Autrement dit, la hausse du pouvoir d’achat ne passe pas seulement par la taxation des “épaules les plus larges”, mais aussi par une politique du logement plus active. En fait, ce dont il faut se méfier comme de la peste, c’est des solutions en apparence simples. L’exemple d’Elon Musk est édifiant à cet égard. Motif ? Comme il a racheté le réseau social Twitter pour 44 milliards de dollars, certains lui disent qu’il aurait mieux fait de donner cet argent pour abolir la faim dans le monde. Disons-le, c’est un procès en sorcellerie.

Imaginons qu’il écoute ces personnes et qu’il distribue cet argent à tous les Africains, eh bien, chacun d’entre eux recevrait 34 dollars selon l’économiste libéral Ferghane Azihari. De quoi tenir quelques jours, mais après ? Si lutter contre la faim était une question de chèques, ça se saurait de longue date. Non, le vrai souci, c’est la gestion de ces pays. Elle est bonne ou mauvaise, un point c’est tout. La preuve, en 1960, les Sud-Coréens avaient un PIB comparable à celui de la plupart des pays africains les plus pauvres. Aujourd’hui, il est 10 fois plus élevé. A l’instar de Ferghane Azihari, demandons-nous, pourquoi ? De même, regardons juste notre magnifique pays. A Bruxelles et en Wallonie, le taux de chômage reste hélas à un niveau trop élevé et on a même découvert que les malades longue durée sont encore plus nombreux que les demandeurs de chômage. Pourtant, à quelques kilomètres, de l’autre côté de la frontière linguistique, l’économie tourne bien malgré la crise et c’est le plein emploi. D’ailleurs, les employeurs flamands sont confrontés à une pénurie de main-d’oeuvre.
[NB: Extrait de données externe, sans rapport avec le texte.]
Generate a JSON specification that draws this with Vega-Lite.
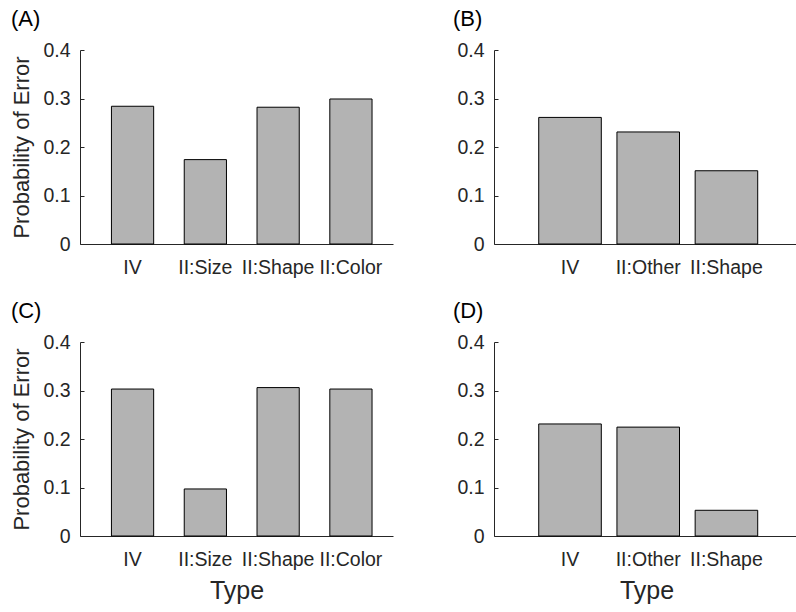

En résumé, oui, pour une fiscalité plus juste, mais oui également pour une meilleure gestion de nos finances publiques. Mais ça, c’est de la nuance et comme le disait Nietzche “malheur à moi, car je suis nuance”. Or, la nuance, ça ne fait pas un bon slogan pour le 1er mai et ça suscite peu de clics sur les réseaux sociaux.